Mit den Problemen wuchsen die Kosten, zuletzt von 2,6 auf 2,8 Milliarden Euro. Schon der Bau eines zusätzlichen Kühlturms, dem Vattenfall in einer Einigung mit der Stadt über die wasserrechtliche Genehmigung zustimmte, hat die ursprünglichen Kosten der Gesamtanlage von zwei Milliarden Euro deutlich nach oben schnellen lassen. Welche finanziellen Auswirkungen die neuerlichen Verzögerungen haben, ist noch unklar. Ebenso, wer die Reparaturen bezahlt.

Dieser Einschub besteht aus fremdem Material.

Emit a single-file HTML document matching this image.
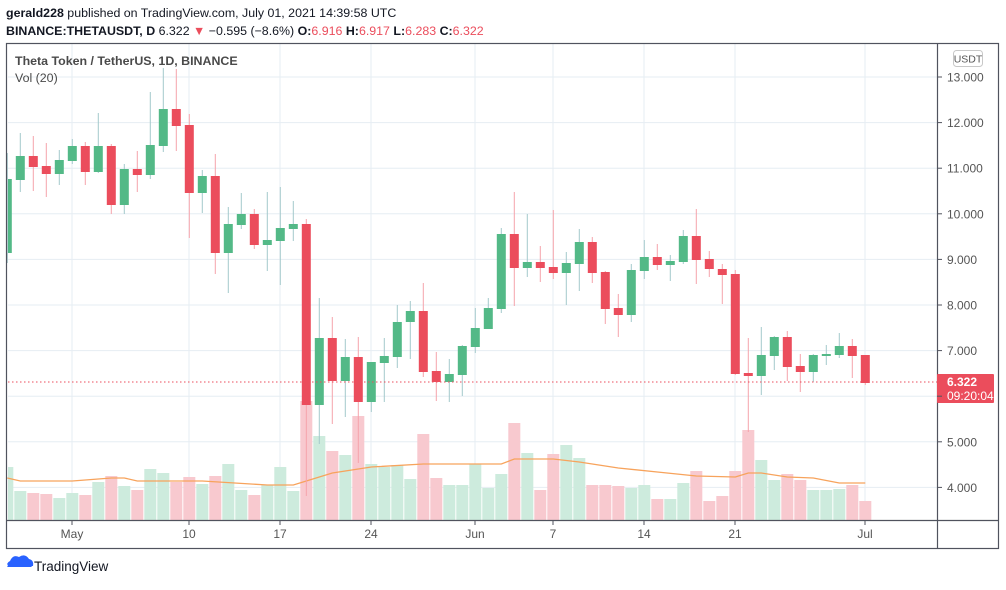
<!DOCTYPE html>
<html><head><meta charset="utf-8"><style>
body{margin:0;background:#fff;width:1006px;height:585px;overflow:hidden;font-family:"Liberation Sans",sans-serif}
</style></head><body>
<svg id="s" width="1006" height="585" xmlns="http://www.w3.org/2000/svg" font-family="Liberation Sans, sans-serif">
<text x="6" y="17" font-size="12.4" fill="#131722"><tspan font-weight="bold">gerald228</tspan> published on TradingView.com, July 01, 2021 14:39:58 UTC</text>
<text x="6" y="35" font-size="12.4" fill="#131722"><tspan font-weight="bold">BINANCE:THETAUSDT, D</tspan>  6.322 <tspan fill="#eb4d5c">▼</tspan> −0.595 (−8.6%) <tspan font-weight="bold">O:</tspan><tspan fill="#eb4d5c">6.916</tspan> <tspan font-weight="bold">H:</tspan><tspan fill="#eb4d5c">6.917</tspan> <tspan font-weight="bold">L:</tspan><tspan fill="#eb4d5c">6.283</tspan> <tspan font-weight="bold">C:</tspan><tspan fill="#eb4d5c">6.322</tspan></text>
<g id="grid"></g><g id="vol"></g><g id="ma"></g><g id="cd"></g>
<line x1="8" y1="382" x2="937" y2="382" stroke="#eb4d5c" stroke-width="1" stroke-dasharray="1.5 2.5"/>
<rect x="6.5" y="43.5" width="992" height="505" fill="none" stroke="#50535e" stroke-width="1.2"/>
<line x1="937.5" y1="43" x2="937.5" y2="548" stroke="#50535e" stroke-width="1.2"/>
<line x1="6" y1="520.5" x2="999" y2="520.5" stroke="#50535e" stroke-width="1.2"/>
<text x="15" y="65" font-size="12.4" font-weight="bold" fill="#4a4a4a">Theta Token / TetherUS, 1D, BINANCE</text>
<text x="15" y="82" font-size="12.4" fill="#4a4a4a">Vol (20)</text>
<rect x="953.5" y="50.5" width="29" height="16" rx="3" fill="#fff" stroke="#c8c8c8"/>
<text x="968" y="62.5" font-size="10.5" fill="#555" text-anchor="middle">USDT</text>
<rect x="937" y="374" width="57" height="29" fill="#eb4d5c" rx="1"/>
<text x="947" y="386" font-size="12" font-weight="bold" fill="#fff">6.322</text>
<text x="947" y="400" font-size="12" fill="#fff">09:20:04</text>
<g id="ax" font-size="12" fill="#555"></g>
<g transform="translate(6,553)"><path d="M1 14 L7 6 L12 11 L18 4 L26 14 Z" fill="#2962ff"/><path d="M4 8 Q7 1 13 4 Q19 0 23 6 Q28 7 27 13 L24 13 L18 6 L12 12 L7 7 L2 13 Q0 10 4 8Z" fill="#2962ff"/></g>
<text x="34" y="571" font-size="13.5" fill="#131722">TradingView</text>
</svg>
<script>
const NS="http://www.w3.org/2000/svg";
function el(p,t,a){const e=document.createElementNS(NS,t);for(const k in a)e.setAttribute(k,a[k]);document.getElementById(p).appendChild(e);return e;}
const py=p=>77+(13-p)*45.6;
for(let p=4;p<=13;p++){el('grid','line',{x1:8,x2:937,y1:py(p),y2:py(p),stroke:'#e6edf3','stroke-width':1});
 el('ax','line',{x1:937,x2:942,y1:py(p),y2:py(p),stroke:'#50535e'});
 if(p!=6){const t=el('ax','text',{x:947,y:py(p)+4.5});t.textContent=p.toFixed(3);}}
const vx=[[72,'May'],[189,'10'],[280,'17'],[371,'24'],[475,'Jun'],[553,'7'],[644,'14'],[735,'21'],[865,'Jul']];
for(const [x,l] of vx){el('grid','line',{x1:x,x2:x,y1:43,y2:520,stroke:'#e6edf3','stroke-width':1});
 el('ax','line',{x1:x,x2:x,y1:520,y2:525,stroke:'#50535e'});
 const t=el('ax','text',{x:x,y:538,'text-anchor':'middle'});t.textContent=l;}
const C=[[179,253,153,263,'G'],[156,180,133,192,'G'],[156,167,136,191,'R'],[166,174,143,197,'R'],[160,174,150,185,'G'],[146,161,139,164,'G'],[146,172,142,185,'R'],[146,172,113,173,'G'],[146,205,144,214,'R'],[169,205,164,214,'G'],[169,175,151,192,'R'],[145,175,92,179,'G'],[109,146,68,152,'G'],[109,126,69,151,'R'],[125,193,114,238,'R'],[176,193,170,213,'G'],[176,253,154,274,'R'],[224,253,207,293,'G'],[214,225,193,229,'G'],[214,245,209,249,'R'],[240,245,192,271,'G'],[228,241,187,285,'G'],[224,229,201,241,'G'],[224,405,219,496,'R'],[338,405,298,444,'G'],[338,381,317,424,'R'],[357,381,339,417,'G'],[357,402,337,463,'R'],[362,402,362,412,'G'],[356,363,338,402,'G'],[322,357,305,368,'G'],[311,322,301,359,'G'],[311,372,283,377,'R'],[371,382,352,401,'R'],[374,382,359,402,'G'],[346,375,345,396,'G'],[328,347,308,353,'G'],[308,329,298,329,'G'],[234,309,228,313,'G'],[234,268,192,306,'R'],[262,268,214,277,'G'],[262,268,246,282,'R'],[267,273,210,279,'R'],[263,273,252,305,'G'],[242,264,229,291,'G'],[242,273,237,283,'R'],[272,309,271,324,'R'],[308,315,294,337,'R'],[270,315,264,322,'G'],[257,271,240,279,'G'],[257,265,244,270,'R'],[261,265,255,281,'G'],[236,262,230,264,'G'],[236,260,209,284,'R'],[259,269,251,277,'R'],[269,275,264,304,'R'],[274,374,270,375,'R'],[373,376,338,432,'R'],[355,376,327,395,'G'],[337,356,336,370,'G'],[337,367,331,381,'R'],[366,372,354,392,'R'],[355,372,354,382,'G'],[354,356,345,365,'G'],[346,355,333,358,'G'],[346,356,339,378,'R'],[355,383,355,385,'R']];
const V=[[467,'G'],[491,'G'],[493,'R'],[494,'R'],[498,'G'],[493,'G'],[495,'R'],[482,'G'],[476,'R'],[486,'G'],[490,'R'],[469,'G'],[473,'G'],[482,'R'],[477,'R'],[484,'G'],[476,'R'],[464,'G'],[490,'G'],[495,'R'],[485,'G'],[467,'G'],[491,'G'],[401,'R'],[436,'G'],[451,'R'],[455,'G'],[416,'R'],[464,'G'],[467,'G'],[465,'G'],[479,'G'],[434,'R'],[478,'R'],[485,'G'],[485,'G'],[464,'G'],[488,'G'],[474,'G'],[423,'R'],[453,'G'],[490,'R'],[454,'R'],[445,'G'],[458,'G'],[485,'R'],[485,'R'],[486,'R'],[488,'G'],[485,'G'],[499,'R'],[499,'G'],[483,'G'],[471,'R'],[501,'R'],[496,'R'],[471,'R'],[430,'R'],[460,'G'],[480,'G'],[474,'R'],[480,'R'],[490,'G'],[490,'G'],[489,'G'],[485,'R'],[501,'R']];
const xi=i=>7.3+13*i;
V.forEach((v,i)=>{let x0=xi(i)-6,x1=xi(i)+6;if(x0<8)x0=8;el('vol','rect',{x:x0,y:v[0],width:x1-x0,height:520-v[0],fill:v[1]=='G'?'#cdebdd':'#f8c9cf'});});
C.forEach((c,i)=>{const x=xi(i),g=c[4]=='G';
 el('cd','line',{x1:x,x2:x,y1:c[2],y2:c[3],stroke:g?'#a3c9cb':'#f5a3ab','stroke-width':1});
 let x0=x-4.5;let w=9;if(x0<8){w-= (8-x0);x0=8;}
 el('cd','rect',{x:x0,y:c[0],width:w,height:Math.max(1,c[1]-c[0]),fill:g?'#53b987':'#eb4d5c'});});
const M=[[0,478],[1,481],[5,481],[8,478],[9,478],[10,481],[15,481],[20,485],[22,485],[23,481],[25,473],[28,467],[32,464],[35,464],[38,464],[39,459],[42,459],[44,462],[47,468],[50,472],[53,476],[56,477],[57,473],[58,473],[60,477],[62,478],[64,483],[66,483]];
el('ma','polyline',{points:M.map(m=>xi(m[0])+','+m[1]).join(' '),fill:'none',stroke:'#f7a35c','stroke-width':1.3});
</script>
</body></html>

Verantwortlich für die vertauschten Anlagenelemente soll nämlich dasselbe Unternehmen sein, mit dem sich Vattenfall schon über den schadhaften Kesselstahl streitet: Und das ist der japanische Anlagenbauer Hitachi Power. Mit diesem war Vattenfall bereits über die Reparaturkosten für den Stahlwechsel in Clinch geraten. Ob sich die beiden Unternehmen darüber inzwischen geeinigt haben, ist offen: „Zu Gesprächen mit Hitachi nehmen wir keine Stellung“, sagt Kleimeier.

Wenn Moorburg voll in Betrieb ist, kann das Kraftwerk jährlich elf Milliarden Kilowattstunden Strom produzieren. Damit könnte annähernd der Verbrauch in Hamburg gedeckt werden. Allerdings haben erneuerbare Energien Vorrang im Netz.